Jammeh came to power in a coup in 1994, and then swept elections in 1996, 2001, 2006 and 2011, after a 2002 constitutional amendment removed presidential term limits. Critics, though, say those elections were not free and fair, and they accuse his regime of corruption and human rights abuses.

Gambia has seen a large exodus of its citizens trying to migrate to Europe on dangerous water routes in recent years. Jammeh says such migration is a matter of choice, and that Gambians do not leave because of poverty.

On Thursday, more than 880,000 registered voters will head to more than 1,400 polling stations around the country. The sliver of a country, surrounded by Senegal and a small Atlantic coastline, has a population of about 1.9 million.

Jammeh faces off against Adama Barrow, a former businessman and United Democratic Party leader, who emerged as the candidate for an alliance of eight opposition parties. Former ruling party deputy Mama Kandeh is running for the Gambia Democratic Congress, the only opposition party not in the coalition.
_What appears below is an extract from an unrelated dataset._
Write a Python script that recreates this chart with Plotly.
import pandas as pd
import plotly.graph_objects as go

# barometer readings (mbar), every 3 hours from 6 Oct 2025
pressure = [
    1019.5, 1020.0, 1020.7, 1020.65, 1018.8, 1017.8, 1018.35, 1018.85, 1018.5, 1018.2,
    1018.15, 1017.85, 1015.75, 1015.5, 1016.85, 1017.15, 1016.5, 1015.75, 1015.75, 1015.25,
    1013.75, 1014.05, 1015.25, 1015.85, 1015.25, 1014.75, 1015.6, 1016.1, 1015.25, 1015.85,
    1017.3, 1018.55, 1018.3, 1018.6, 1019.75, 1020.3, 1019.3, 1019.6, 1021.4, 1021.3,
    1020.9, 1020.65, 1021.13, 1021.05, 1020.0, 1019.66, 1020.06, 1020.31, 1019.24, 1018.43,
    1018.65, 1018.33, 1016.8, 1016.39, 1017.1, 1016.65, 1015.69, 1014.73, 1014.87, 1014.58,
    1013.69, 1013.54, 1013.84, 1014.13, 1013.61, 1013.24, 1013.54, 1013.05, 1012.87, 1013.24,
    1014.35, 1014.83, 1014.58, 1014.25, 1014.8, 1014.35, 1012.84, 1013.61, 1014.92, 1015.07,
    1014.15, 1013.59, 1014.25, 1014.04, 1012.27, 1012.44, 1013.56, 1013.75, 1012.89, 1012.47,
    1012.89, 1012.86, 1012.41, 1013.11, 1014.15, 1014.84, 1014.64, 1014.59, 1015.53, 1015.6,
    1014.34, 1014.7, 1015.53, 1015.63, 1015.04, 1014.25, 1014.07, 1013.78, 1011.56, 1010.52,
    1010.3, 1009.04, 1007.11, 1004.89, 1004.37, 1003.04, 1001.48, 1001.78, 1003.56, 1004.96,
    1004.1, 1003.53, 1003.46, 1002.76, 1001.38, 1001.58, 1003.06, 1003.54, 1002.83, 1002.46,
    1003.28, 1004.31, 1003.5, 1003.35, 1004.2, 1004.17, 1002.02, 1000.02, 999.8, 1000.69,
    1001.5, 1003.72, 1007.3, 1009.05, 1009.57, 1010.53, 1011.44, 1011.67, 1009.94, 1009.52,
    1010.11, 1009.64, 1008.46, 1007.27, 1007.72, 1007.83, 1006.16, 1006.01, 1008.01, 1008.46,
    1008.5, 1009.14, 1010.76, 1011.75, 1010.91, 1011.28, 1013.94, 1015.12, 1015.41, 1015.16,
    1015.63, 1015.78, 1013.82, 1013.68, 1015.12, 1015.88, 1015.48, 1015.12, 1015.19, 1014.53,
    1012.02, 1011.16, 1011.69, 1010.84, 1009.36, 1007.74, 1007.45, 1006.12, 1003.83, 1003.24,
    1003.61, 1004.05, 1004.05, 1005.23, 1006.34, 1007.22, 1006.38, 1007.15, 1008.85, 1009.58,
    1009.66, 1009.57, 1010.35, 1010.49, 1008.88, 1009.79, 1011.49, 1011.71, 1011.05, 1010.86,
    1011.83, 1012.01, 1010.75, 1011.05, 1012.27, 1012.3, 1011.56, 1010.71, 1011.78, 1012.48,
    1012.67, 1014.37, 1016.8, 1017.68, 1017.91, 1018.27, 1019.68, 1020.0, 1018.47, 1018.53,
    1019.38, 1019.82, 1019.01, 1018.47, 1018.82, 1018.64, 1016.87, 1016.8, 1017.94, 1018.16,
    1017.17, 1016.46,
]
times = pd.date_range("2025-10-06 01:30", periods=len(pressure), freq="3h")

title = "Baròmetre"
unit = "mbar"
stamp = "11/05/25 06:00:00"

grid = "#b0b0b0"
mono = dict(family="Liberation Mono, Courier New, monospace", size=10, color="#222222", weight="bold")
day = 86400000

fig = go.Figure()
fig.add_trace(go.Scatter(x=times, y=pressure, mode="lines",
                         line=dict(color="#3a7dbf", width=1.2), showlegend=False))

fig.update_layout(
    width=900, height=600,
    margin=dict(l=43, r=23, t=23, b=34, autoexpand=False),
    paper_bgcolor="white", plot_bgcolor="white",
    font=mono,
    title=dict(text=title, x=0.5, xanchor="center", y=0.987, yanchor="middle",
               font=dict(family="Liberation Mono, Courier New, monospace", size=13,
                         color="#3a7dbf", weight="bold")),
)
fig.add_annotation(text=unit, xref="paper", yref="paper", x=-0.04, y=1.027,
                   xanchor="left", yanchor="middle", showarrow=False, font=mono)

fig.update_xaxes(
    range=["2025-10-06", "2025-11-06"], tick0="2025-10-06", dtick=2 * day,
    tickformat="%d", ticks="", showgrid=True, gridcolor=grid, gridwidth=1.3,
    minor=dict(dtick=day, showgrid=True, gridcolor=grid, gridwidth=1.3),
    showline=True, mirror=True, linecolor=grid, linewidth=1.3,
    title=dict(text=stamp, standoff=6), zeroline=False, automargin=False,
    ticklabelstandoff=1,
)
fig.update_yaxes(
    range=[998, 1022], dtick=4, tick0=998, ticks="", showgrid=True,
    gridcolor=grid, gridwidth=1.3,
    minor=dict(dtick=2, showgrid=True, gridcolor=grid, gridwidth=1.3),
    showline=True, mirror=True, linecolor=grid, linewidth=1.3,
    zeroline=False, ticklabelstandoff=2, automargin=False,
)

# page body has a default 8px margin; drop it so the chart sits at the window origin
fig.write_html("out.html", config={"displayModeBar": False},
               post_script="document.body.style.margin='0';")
Voters will use marbles, placing them into green, silver and purple ballot drums, which will be counted on the spot using wooden tablets. Observers from the European Union and the West African regional bloc ECOWAS are not attending the vote, though the African Union will send a handful of observers.

Security forces arrested dozens in April and May after protests calling for electoral and political reforms. Two main opposition party members died in detention after the protests, and 15 opposition supporters are now serving three-year prison sentences.

That clampdown, however, has not stymied an excited opposition coalition.

"It's been impressive to see that there have been so many people willing to claim their rights, and to speak out and campaign, and do so freely during these two weeks," said Stephen Cockburn, Amnesty International's deputy regional director for West and Central Africa. "Our fear is the freedom that has been allowed, that has been claimed and used, will stop."

Isatou Jadama, 26, was among the thousands of opposition supporters lining the streets this week.

"We need change for our country, and a good leader," Jadama said.

Omar Amadou Jallow, an emblematic opposition leader for the People's Progressive Party, which joined the coalition, agreed that this is the year for change.

"For 22 years we have realized that Gambia has been turned into a prison; the arrests, the tensions, the torture and many of our people have gone into exile ... That shows the tyranny of the regime," he said. "We are going to give people their freedoms, their liberties. That is more important than anything else."